Saturday, December 27, 2008

"The Blood of Flowers" - Anita Amirrezvani


First there wasn't and then there was. Before God, no one was.

This is how all of the stories began in 17th century Iran, and a village girl dreams that her own story will have the sweet almond ending of the fables. However, during the comet, her family's luck turns, and she ends up scouring pots with her mother by the "kindness" of distant relations.

Still, the girl dreams of more. In the village, she wove a turquoise rug and sold it for her dowry. Now, her distant-uncle runs the royal rug shop. He teaches her to design, paint, and plot the knots tied on the rugs.

This is not a fairy tale, though, like she had grown up learning. She is married out on a three-month contract - basically, similar to the deal in "Pretty Woman," though she doesn't even get to stay during the daytime. Instead, she weaves a rug that begins to earn her uncle's respect.

Like Arabian Nights, there are fables or moralistic stories intertwined with the main narrative. Most were lovely additions, though I'll admit that I skimmed over them. The girl shows the spirit of many women, tied by their own knots, yet struggling against them. This is what carried the story and captured my interest.

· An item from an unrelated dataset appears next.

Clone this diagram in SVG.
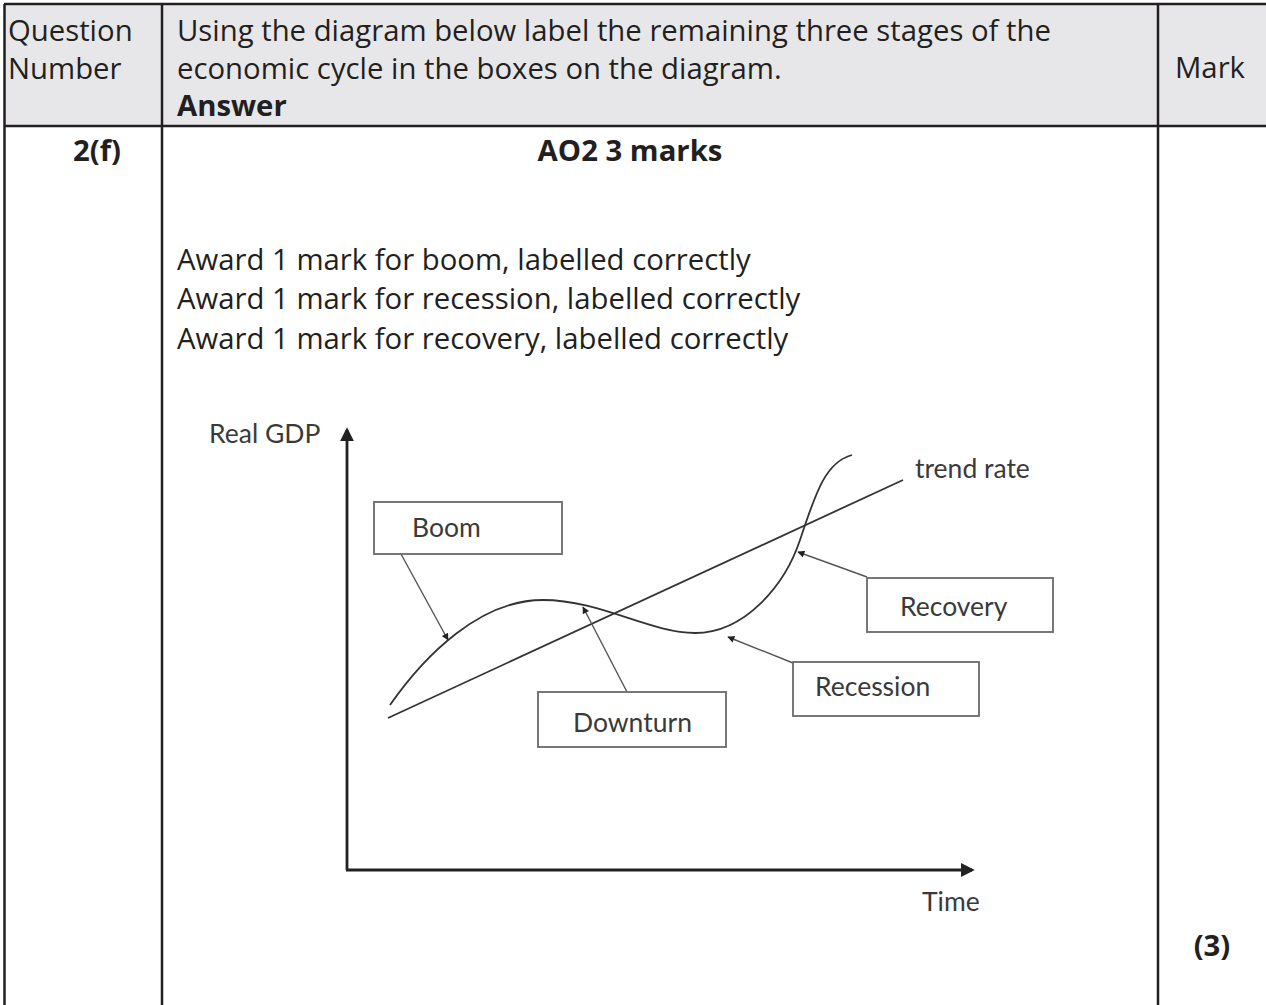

4.0 out of 5.0 Polo Cocktails.

3 comments:

Amanda said...

That sounds really interesting. I'm going to add it to my TBR pile.

moonrat said...

one of my friends gave this book THE HIGHEST recommendation ever. i've been meaning to read it for awhile. thanks for reminding me!

Cheryl said...

I love this book. So absorbing. You feel like you're in a "fantasy" world because it is so rich with exotic detail, but the author spent ages researching this time period. I really liked the main character, too.

I have to agree with the author of this post that the side narratives weren't quite as interesting as the main story.